Domenica scorsa il Corriere della Sera ha pubblicato un articolo in prima pagina, un taglio alto in bella evidenza, dal titolo “Cambiamo così la nostra scuola”.
L’autore, Francesco Giavazzi, è professore ordinario di Economia Politica alla Bocconi ed editorialista del prestigioso quotidiano milanese. Nel suo articolo, il prof. Giavazzi affronta molti argomenti, che avrebbero bisogno di spazi ben più ampi delle tre colonne che invece vengono loro dedicate: la dispersione scolastica, i deludenti risultati degli studenti italiani nei test comparativi internazionali, gli stipendi dei docenti, il tempo di apertura degli istituti scolastici, le vacanze estive, il senso dell’insegnamento dell’educazione civica.
Insomma, temi delicati e complessi che non possono essere liquidati così, in poche righe. Anche perché, così facendo, si rischia di incorrere in qualche errore.
I docenti italiani non guadagnano poi così poco?
Prendiamo, ad esempio, la questione degli stipendi dei docenti italiani. Giavazzi afferma che le retribuzioni dei docenti italiani “sono sì basse, ma se le consideriamo in un contesto più ampio vediamo che in Francia gli insegnanti sono pagati un po’ di più ma non molto di più”.
E questo è il primo errore: è vero che il primo stipendio di un professore francese neo-immesso in ruolo si aggira sui 1200 euro netti, ma è ugualmente vero che già a metà carriera questa cifra raddoppia, raggiungendo i 2200 euro. Non solo, ma il nostro professore d’oltralpe se ne va in pensione con uno stipendio di circa 3200 euro mensili netti. Se con queste cifre si può affermare che i docenti francesi, rispetto ai loro omologhi italiani “sono pagati un po’ di più ma non molto di più” …
Per non parlare del fatto che il sistema prevede una possibilità di carriera per i docenti che possono, su concorso, passare dalla categoria di “certifiés” (di cui abbiamo appena citato gli stipendi) a quella di “agrégés”, i cui stipendi schizzano in alto avvicinandosi di molto alle retribuzioni dei docenti universitari.
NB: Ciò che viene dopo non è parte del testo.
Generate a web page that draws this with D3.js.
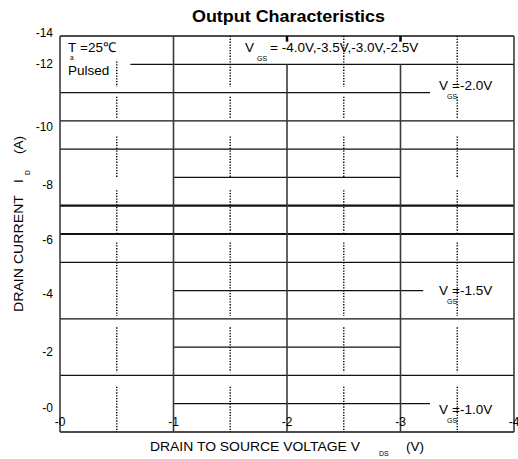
<!DOCTYPE html>
<html>
<head>
<meta charset="utf-8">
<script src="https://cdn.jsdelivr.net/npm/d3@7"></script>
<style>
  body { margin: 0; background: #fff; }
  svg { display: block; font-family: 'Liberation Sans', Arial, sans-serif; }
</style>
</head>
<body>
<div id="container"></div>
<script>
// x axis: drain to source voltage (V)
const vdsTicks = [0, -1, -2, -3, -4];
const vdsLabels = ['-0', '-1', '-2', '-3', '-4'];

// y axis: drain current (A), labels sit where the picture puts them
const idLabels = ['-14', '-12', '-10', '-8', '-6', '-4', '-2', '-0'];
const idLabelAt = [-14.1, -13, -10.8, -8.75, -6.8, -4.9, -2.85, -0.85];

// horizontal rules / curves: level, start and end voltage
const hLevel = [-14, -13, -12, -11, -10, -9, -8, -7, -6, -5, -4, -3, -2, -1, 0];
const hFrom = [0, -0.62, 0, 0, 0, -1, 0, 0, 0, -1, 0, -1, 0, -1, 0];
const hTo = [-4, -4, -3.26, -4, -4, -3, -4, -4, -4, -3.2, -4, -3, -4, -3.26, -4];

// solid verticals: voltage and how high they reach
const vLine = [0, -1, -2, -3, -4];
const vTop = [-14, -14, -13, -13, -14];

// dotted verticals and the runs of current they cover
const dotCols = [-0.5, -1.5, -2.5, -3.5];
const dotStart = [-13.1, -14, -14, -14];
const dotRuns = [[-14, -12.2], [-11.85, -11.1], [-10.45, -9.0], [-8.55, -7.05], [-6.7, -4.1], [-3.7, -2.1], [-1.6, 0]];

// gate voltage curve labels
const vgsText = ['=-2.0V', '=-1.5V', '=-1.0V'];
const vgsLevel = [-12.1, -4.85, -0.65];

const w = 518;
const h = 459;

const svg = d3.select('#container')
  .append('svg')
  .attr('width', w)
  .attr('height', h);

const x = d3.scaleLinear().domain([0, -4]).range([60, 514]);
const y = d3.scaleLinear().domain([0, -14]).range([432, 36]);

svg.append('text')
  .attr('x', 192)
  .attr('y', 22)
  .attr('font-size', 16)
  .attr('font-weight', 'bold')
  .attr('textLength', 193)
  .attr('lengthAdjust', 'spacingAndGlyphs')
  .text('Output Characteristics');

// horizontal lines
svg.append('g')
  .selectAll('line')
  .data(hLevel.map((d, i) => ({ id: d, a: hFrom[i], b: hTo[i] })))
  .enter()
  .append('line')
  .attr('x1', d => x(d.a))
  .attr('x2', d => x(d.b))
  .attr('y1', d => y(d.id))
  .attr('y2', d => y(d.id))
  .attr('stroke', '#111')
  .attr('stroke-width', d => (d.id === -8 || d.id === -7 ? 2.2 : 1.3));

// dotted verticals
const runs = [];
dotCols.forEach((c, i) => {
  dotRuns.forEach(r => {
    const top = Math.max(r[0], dotStart[i]);
    if (top < r[1]) runs.push({ v: c, a: top, b: r[1] });
  });
});
svg.append('g')
  .selectAll('line')
  .data(runs)
  .enter()
  .append('line')
  .attr('x1', d => x(d.v))
  .attr('x2', d => x(d.v))
  .attr('y1', d => y(d.a))
  .attr('y2', d => y(d.b))
  .attr('stroke', '#111')
  .attr('stroke-width', 1.5)
  .attr('stroke-dasharray', '1.3,1.5');

// solid verticals
svg.append('g')
  .selectAll('line')
  .data(vLine.map((d, i) => ({ v: d, top: vTop[i] })))
  .enter()
  .append('line')
  .attr('x1', d => x(d.v))
  .attr('x2', d => x(d.v))
  .attr('y1', d => y(d.top))
  .attr('y2', y(0))
  .attr('stroke', '#3a3a3a')
  .attr('stroke-width', 1.6);

// little marks left on the top edge
svg.append('g')
  .selectAll('line')
  .data(vLine.filter((d, i) => vTop[i] > -14))
  .enter()
  .append('line')
  .attr('x1', d => x(d))
  .attr('x2', d => x(d))
  .attr('y1', y(-14))
  .attr('y2', y(-13.8))
  .attr('stroke', '#000')
  .attr('stroke-width', 2.5);

// x tick labels
svg.append('g')
  .attr('font-size', 12)
  .attr('text-anchor', 'middle')
  .selectAll('text')
  .data(vdsTicks)
  .enter()
  .append('text')
  .attr('x', d => x(d))
  .attr('y', 426)
  .text((d, i) => vdsLabels[i]);

// y tick labels
svg.append('g')
  .attr('font-size', 12)
  .attr('text-anchor', 'end')
  .selectAll('text')
  .data(idLabelAt)
  .enter()
  .append('text')
  .attr('x', 53)
  .attr('y', d => y(d))
  .attr('dy', '0.35em')
  .text((d, i) => idLabels[i]);

// axis titles
const yt = svg.append('g').attr('transform', 'translate(23,0) rotate(-90)');
yt.append('text')
  .attr('x', -312)
  .attr('y', 0)
  .attr('font-size', 13.5)
  .attr('textLength', 117)
  .attr('lengthAdjust', 'spacingAndGlyphs')
  .text('DRAIN CURRENT');
yt.append('text')
  .attr('x', -183)
  .attr('y', 0)
  .attr('font-size', 13.5)
  .text('I');
yt.append('text')
  .attr('x', -175)
  .attr('y', 7)
  .attr('font-size', 6.5)
  .text('D');
yt.append('text')
  .attr('x', -154)
  .attr('y', 0)
  .attr('font-size', 13.5)
  .text('(A)');

svg.append('text')
  .attr('x', 150)
  .attr('y', 451)
  .attr('font-size', 13.5)
  .attr('textLength', 210)
  .attr('lengthAdjust', 'spacingAndGlyphs')
  .text('DRAIN TO SOURCE VOLTAGE V');
svg.append('text')
  .attr('x', 379)
  .attr('y', 456)
  .attr('font-size', 7)
  .text('DS');
svg.append('text')
  .attr('x', 406)
  .attr('y', 451)
  .attr('font-size', 13.5)
  .text('(V)');

// notes in the top left corner
svg.append('text')
  .attr('x', 68)
  .attr('y', 52)
  .attr('font-size', 13.5)
  .text('T');
svg.append('text')
  .attr('x', 70)
  .attr('y', 60)
  .attr('font-size', 6.5)
  .text('a');
svg.append('text')
  .attr('x', 80)
  .attr('y', 52)
  .attr('font-size', 13.5)
  .text('=25℃');
svg.append('text')
  .attr('x', 68)
  .attr('y', 75)
  .attr('font-size', 13.5)
  .text('Pulsed');

svg.append('text')
  .attr('x', 245)
  .attr('y', 52)
  .attr('font-size', 13.5)
  .text('V');
svg.append('text')
  .attr('x', 257)
  .attr('y', 60.5)
  .attr('font-size', 7)
  .text('GS');
svg.append('text')
  .attr('x', 270)
  .attr('y', 52)
  .attr('font-size', 13.5)
  .text('= -4.0V,-3.5V,-3.0V,-2.5V');

// gate voltage labels by their curves
const vg = svg.append('g')
  .selectAll('g')
  .data(vgsLevel.map((d, i) => ({ id: d, t: vgsText[i] })))
  .enter()
  .append('g')
  .attr('transform', d => `translate(439,${y(d.id)})`);
vg.append('text')
  .attr('font-size', 13.5)
  .text('V');
vg.append('text')
  .attr('x', 13)
  .attr('font-size', 13.5)
  .text(d => d.t);
vg.append('text')
  .attr('x', 8)
  .attr('y', 9.5)
  .attr('font-size', 7)
  .text('GS');
</script>
</body>
</html>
Il “tormentone” estivo dei tre mesi di vacanze per i prof
E passiamo all’altro tema caldo delle vacanze esagerate dei professori italiani, i famosi “tre mesi” di vacanze che periodicamente scatenano le ire della collettività nazionale e che il prof. Giavazzi, nel suo articolo, rimette al centro dell’attenzione, affermando che “le vacanze estive devono essere molto più brevi, un mese, sei settimane al massimo”.
Bene, prendiamo per buone le “sei settimane al massimo”: ciò significherebbe che le lezioni dovrebbero terminare intorno alla terza settimana di luglio, in modo da avere come vacanze l’ultima di luglio, le quattro di agosto e la prima di settembre, che fanno sei. A meno che non si vogliano iniziare le lezioni direttamente al primo settembre, e allora in questo caso si potrebbero concludere a metà luglio. E gli esami di Stato quando li svolgiamo? A Ferragosto?
Vogliamo fare il gioco della comparazione con la Francia anche nell’ambito vacanze? Ebbene, il sistema francese prevede un ritmo scolastico basato su sette settimane di studio e due di vacanze: sì sì, avete capito bene, i professori e gli alunni francesi di ogni ordine e grado si fermano due settimane tra fine ottobre e inizio novembre (vacanze di Tutti i Santi), due settimane a Natale, due settimane tra febbraio e marzo (vacanze d’inverno), due settimane intorno a Pasqua (vacanze di primavera). Fanno otto settimane durante l’anno – in Italia sono due a Natale e una, scarsa, a Pasqua – seguite dalle vacanze estive (le “grandes vacances”) che iniziano tra il 5 e il 6 luglio e si concludono il primo settembre.
Potremmo continuare a lungo, sollevando molte altre obiezioni , ma ci fermiamo qui perché, come detto in apertura, l’articolo del prof. Giavazzi affronta talmente tanti temi che sarebbe impossibile analizzarli tutti in questa sede.
Invitiamo i nostri lettori, che di scuola ne capiscono, a leggerlo e, se lo vorranno, il dibattito potrà continuare qui sulle nostre pagine.